Komposisi SBN tersebut nantinya akan diserap oleh investor domestik antara 8% hingga 86%, sementara untuk investor asing 14% hingga 17%. Target penerbitan SBN pada semester I-2019 mencapai 50% hingga 60% dari target gross penerbitan SBN. Sementara jumla penerbitan SBN dalam denominasi rupiah mencapai 52% dari rencana penerbitan SBN.

Kurangnya pendapatan pemerintah dalam memungut pajak, maupun dalam mengelola transaksi perdagangan, serta investasi menyebabkan kebutuhan APBN tak terpenuhi. Sehingga, untuk memenuhi kekurangan tersebut pemerintah terpaksa menerbitkan SBN. Pada 2020 diprediksi jumlah SBN yang akan diterbitkan pemerintah dipastikan akan lebih besar lagi.

Terkait pembangunan infrastruktur, Ekonom senior Rizal Ramli mengkritik tiga trauma dibalik pembangunan infrastruktur oleh Jokowi yaitu, over supply, over price, dan over borrow.

Over supply adalah pengeluaran yang dianggap berlebihan terhadap suatu hal. Seperti halnya rencana meningkatkan pasokan listrik hingga 35 ribu mega watt. Padahal membangun 16 ribu mega watt saja sebenarnya sudah cukup. Dengan dibangunya listrik hingga 35 ribu mega watt PLN dikhawatirkan akan rugi karena harus membayar subsidi sebesar US$10,5 juta kepada swasta setiap tahun.

Sedangkan over price menurut Rizal dapat dicontohkan seperti pembangunan yang dilakukan oleh BUMN. Menurutnya, BUMN terkesan memahalkan setiap biaya pembangunan infrastruktur, khususnya jalan tol.

Selain itu Rizal juga menilai bahwa pembangunan infrastruktur di Indonesia cenderung over borrow, dimana saat BUMN tidak punya uang, maka sebagian dana yang dibutuhkan akan disubsidi dari APBN dan BUMN sendiri harus meminjam. Kalau dilihat balance sheet BUMN, kenaikan utang tinggi sekali, sementara kemampuan untuk dapat revenue sedikit sekali.

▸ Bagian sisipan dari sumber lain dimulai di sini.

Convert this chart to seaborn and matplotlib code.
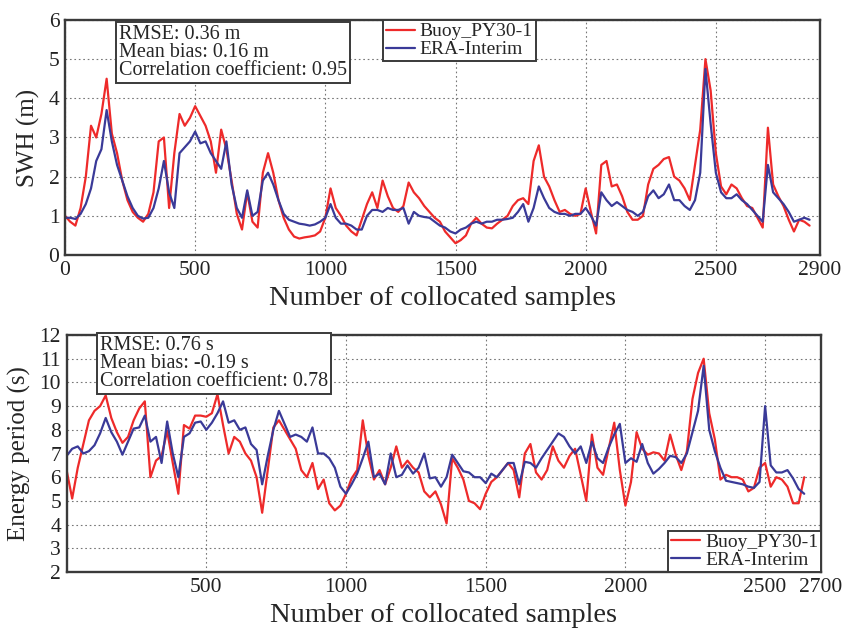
import numpy as np
import pandas as pd
import matplotlib
matplotlib.use("Agg")
import matplotlib.pyplot as plt
import seaborn as sns

# ---------------- data ----------------
STEP = 20
swh_buoy = [1.0, 0.85, 0.75, 1.2, 2.0, 3.3, 3.0, 3.6, 4.5, 3.1, 2.6, 1.9, 1.4, 1.1, 0.95, 0.85,
            1.05, 1.6, 2.9, 3.0, 1.2, 2.6, 3.6, 3.3, 3.5, 3.8, 3.55, 3.3, 2.9, 2.1, 3.2, 2.7,
            1.9, 1.05, 0.65, 1.6, 0.85, 0.7, 2.1, 2.6, 2.1, 1.4, 0.95, 0.65, 0.47, 0.42, 0.45, 0.47,
            0.5, 0.6, 0.95, 1.7, 1.2, 1.0, 0.75, 0.6, 0.5, 0.9, 1.3, 1.6, 1.2, 1.9, 1.5, 1.2,
            1.1, 1.25, 1.85, 1.6, 1.45, 1.25, 1.1, 0.95, 0.85, 0.6, 0.45, 0.3, 0.38, 0.5, 0.8, 0.95,
            0.8, 0.7, 0.68, 0.8, 0.9, 1.0, 1.25, 1.4, 1.45, 1.3, 2.4, 2.8, 2.0, 1.75, 1.4, 1.1,
            1.15, 1.05, 1.0, 1.05, 1.7, 1.1, 0.55, 2.3, 2.4, 1.75, 1.8, 1.5, 1.1, 0.9, 0.9, 1.0,
            1.8, 2.2, 2.3, 2.45, 2.5, 2.0, 1.9, 1.7, 1.4, 2.3, 3.2, 5.0, 4.2, 2.6, 1.75, 1.55,
            1.8, 1.7, 1.45, 1.25, 1.2, 0.95, 0.7, 3.25, 1.8, 1.5, 1.25, 0.9, 0.6, 0.9, 0.85, 0.75]
swh_era = [0.95, 0.95, 0.92, 1.05, 1.3, 1.7, 2.4, 2.7, 3.7, 2.9, 2.3, 1.9, 1.5, 1.2, 1.0, 0.93,
           0.95, 1.2, 1.7, 2.4, 1.6, 1.2, 2.6, 2.75, 2.9, 3.15, 2.85, 2.9, 2.6, 2.4, 2.2, 2.9,
           1.8, 1.2, 0.95, 1.65, 1.0, 1.1, 1.9, 2.1, 1.8, 1.4, 1.05, 0.9, 0.85, 0.8, 0.78, 0.75,
           0.78, 0.85, 0.95, 1.3, 0.95, 0.8, 0.8, 0.75, 0.65, 0.65, 1.0, 1.15, 1.15, 1.1, 1.2, 1.15,
           1.15, 1.2, 0.8, 1.1, 1.0, 0.97, 0.95, 0.85, 0.75, 0.7, 0.6, 0.55, 0.65, 0.7, 0.8, 0.85,
           0.8, 0.85, 0.85, 0.9, 0.9, 0.92, 0.95, 1.1, 1.3, 0.85, 1.2, 1.75, 1.45, 1.2, 1.1, 1.05,
           1.05, 1.0, 1.05, 1.05, 1.2, 1.0, 0.75, 1.6, 1.4, 1.25, 1.35, 1.25, 1.15, 1.1, 1.0, 1.1,
           1.5, 1.65, 1.45, 1.55, 1.8, 1.4, 1.4, 1.25, 1.15, 1.4, 2.1, 4.75, 3.35, 2.1, 1.6, 1.45,
           1.45, 1.55, 1.4, 1.3, 1.15, 1.0, 0.85, 2.3, 1.6, 1.45, 1.3, 1.1, 0.85, 0.9, 0.95, 0.9]

te_buoy = [6.3, 5.1, 6.4, 7.4, 8.4, 8.8, 9.0, 9.45, 8.5, 7.9, 7.45, 7.7, 8.4, 8.9, 9.2, 6.0,
           6.7, 6.9, 7.95, 6.6, 5.3, 8.2, 8.05, 8.6, 8.6, 8.55, 8.7, 9.5, 8.2, 7.0, 7.7, 7.5,
           7.0, 6.7, 6.0, 4.5, 6.3, 8.1, 8.4, 8.0, 7.6, 7.2, 6.3, 6.0, 6.6, 5.5, 5.9, 4.9,
           4.6, 4.8, 5.3, 5.95, 6.3, 8.4, 6.9, 5.9, 6.3, 5.7, 6.4, 7.3, 6.4, 6.7, 6.4, 6.2,
           5.4, 5.15, 5.4, 4.85, 4.05, 6.8, 6.4, 5.9, 5.0, 4.9, 4.65, 5.3, 5.8, 6.0, 6.3, 6.6,
           6.3, 5.15, 7.0, 7.4, 6.2, 5.9, 6.3, 7.3, 6.7, 6.4, 6.9, 7.2, 6.1, 5.0, 7.8, 6.4,
           6.1, 7.2, 8.3, 6.3, 4.8, 5.8, 7.9, 7.2, 6.95, 7.05, 7.0, 6.7, 7.8, 6.95, 6.3, 7.1,
           9.3, 10.4, 11.0, 8.7, 7.6, 5.9, 6.1, 6.0, 6.0, 5.9, 5.4, 5.55, 6.4, 6.6, 5.6, 6.0,
           5.9, 5.6, 4.9, 4.9, 6.0]
te_era = [6.9, 7.2, 7.3, 7.0, 7.1, 7.35, 7.85, 8.5, 7.9, 7.5, 6.95, 7.5, 8.05, 8.1, 8.6, 7.5,
          7.7, 6.6, 8.35, 7.0, 6.0, 7.7, 7.85, 8.3, 8.35, 8.0, 8.3, 8.7, 9.2, 8.3, 8.4, 8.0,
          8.1, 7.4, 7.15, 5.7, 6.9, 8.0, 8.8, 8.25, 7.7, 7.8, 7.7, 7.5, 8.1, 7.0, 7.0, 6.8,
          6.4, 5.6, 5.3, 5.7, 6.15, 6.8, 7.5, 6.0, 6.15, 5.7, 7.0, 6.0, 6.1, 6.5, 6.15, 6.4,
          7.0, 5.95, 6.0, 5.6, 6.0, 6.95, 6.6, 6.25, 6.2, 6.0, 6.0, 5.75, 6.15, 6.0, 6.3, 6.6,
          6.6, 5.7, 6.65, 6.6, 6.4, 6.8, 7.15, 7.5, 7.85, 7.7, 7.3, 7.0, 7.3, 6.6, 7.5, 6.8,
          6.6, 7.25, 7.8, 8.25, 6.6, 6.8, 6.65, 7.4, 6.6, 6.15, 6.35, 6.6, 6.9, 6.85, 6.6, 7.0,
          7.9, 8.8, 10.7, 8.0, 7.1, 6.4, 5.85, 5.8, 5.75, 5.7, 5.6, 5.55, 5.8, 9.0, 6.5, 6.2,
          6.2, 6.3, 5.95, 5.5, 5.3]

series_names = ["Buoy_PY30-1", "ERA-Interim"]
top_stats = ["RMSE: 0.36 m", "Mean bias: 0.16 m", "Correlation coefficient: 0.95"]
bot_stats = ["RMSE: 0.76 s", "Mean bias: -0.19 s", "Correlation coefficient: 0.78"]
top_xticks = [0, 500, 1000, 1500, 2000, 2500, 2900]
bot_xticks = [500, 1000, 1500, 2000, 2500, 2700]

# ---------------- style ----------------
sns.set_style("white")
plt.rcParams["font.family"] = ["Liberation Serif", "DejaVu Serif"]

RED = "#EE2A2A"
BLUE = "#3A3A98"
FRAME = "#3a3a3a"

fig = plt.figure(figsize=(8.45, 6.34), dpi=100)
ax1 = fig.add_axes([0.0769, 0.5978, 0.8935, 0.3707])
ax2 = fig.add_axes([0.0788, 0.0978, 0.8928, 0.3738])


def make_df(a, b):
    n = len(a)
    idx = np.arange(n) * STEP
    return pd.DataFrame({"x": np.concatenate([idx, idx]),
                         "y": np.concatenate([a, b]),
                         "src": [series_names[0]] * n + [series_names[1]] * n})


def style_axis(ax, xlim, ylim, xticks, yticks, ylabel):
    ax.set_xlim(*xlim)
    ax.set_ylim(*ylim)
    ax.set_xticks(xticks)
    ax.set_yticks(yticks)
    ax.grid(True, linestyle=(0, (1.5, 2.5)), color="#777777", linewidth=0.8)
    ax.set_axisbelow(True)
    for sp in ax.spines.values():
        sp.set_color(FRAME)
        sp.set_linewidth(1.7)
    ax.tick_params(axis="both", labelsize=15.5, length=0, pad=4, colors="#222222")
    ax.set_xlabel("Number of collocated samples", fontsize=20.5, labelpad=5)
    ax.set_ylabel(ylabel, fontsize=18, labelpad=6)


def stats_box(ax, lines, x, y):
    ax.text(x, y, "\n".join(lines), transform=ax.transAxes, ha="left", va="top",
            fontsize=14.5, linespacing=0.92, zorder=5,
            bbox=dict(boxstyle="square,pad=0.15", facecolor="white",
                      edgecolor=FRAME, linewidth=1.4))


palette = {series_names[0]: RED, series_names[1]: BLUE}
leg_kw = dict(fontsize=14, handlelength=1.5, handletextpad=0.25, borderpad=0.15,
              labelspacing=0.02, borderaxespad=0.0, fancybox=False, framealpha=1)

# top panel
df1 = make_df(swh_buoy, swh_era)
sns.lineplot(data=df1, x="x", y="y", hue="src", palette=palette, ax=ax1,
             linewidth=1.6, legend=True)
style_axis(ax1, (0, 2900), (0, 6), top_xticks, range(0, 7), "SWH (m)")
stats_box(ax1, top_stats, 0.072, 0.978)
leg1 = ax1.legend(loc="upper left", bbox_to_anchor=(0.421, 1.0), **leg_kw)
leg1.get_frame().set_edgecolor(FRAME)
leg1.get_frame().set_linewidth(1.4)

# bottom panel
df2 = make_df(te_buoy, te_era)
sns.lineplot(data=df2, x="x", y="y", hue="src", palette=palette, ax=ax2,
             linewidth=1.6, legend=True)
style_axis(ax2, (0, 2700), (2, 12), bot_xticks, range(2, 13), "Energy period (s)")
stats_box(ax2, bot_stats, 0.044, 0.995)
leg2 = ax2.legend(loc="lower right", **leg_kw)
leg2.get_frame().set_edgecolor(FRAME)
leg2.get_frame().set_linewidth(1.4)

fig.savefig("out.png", dpi=100)
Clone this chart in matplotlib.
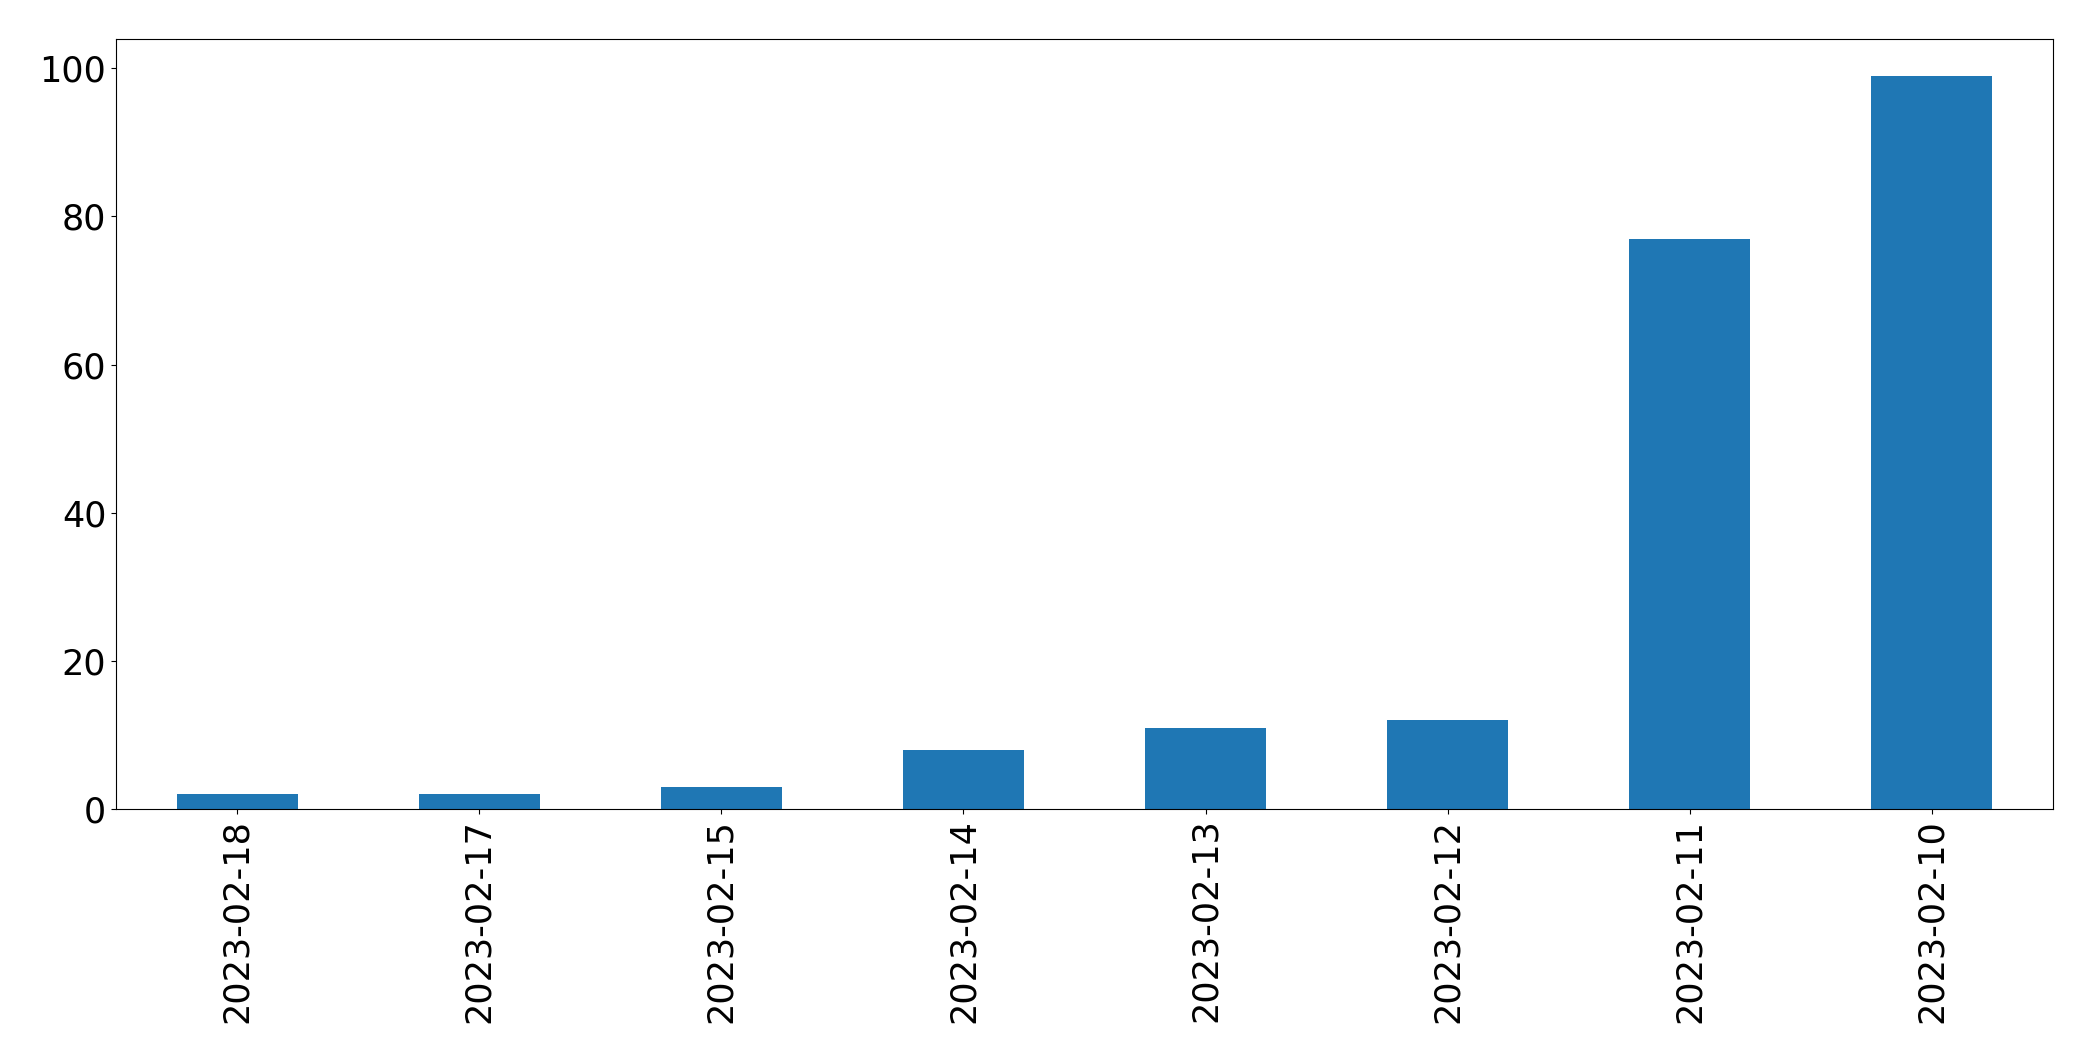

Hal tersebut menyebabkan return on equity (rasio profitabilitas yang mengukur kemampuan perusahaan untuk menghasilkan laba dari investasi pemegang saham di perusahaan tersebut) dan return on asset-nya relatif rendah. Rizal menganggap pembiaran terhadap ketiga masalah tersebut dapat menyebabkan masalah dimasa mendatang.

Share.

Comments are closed.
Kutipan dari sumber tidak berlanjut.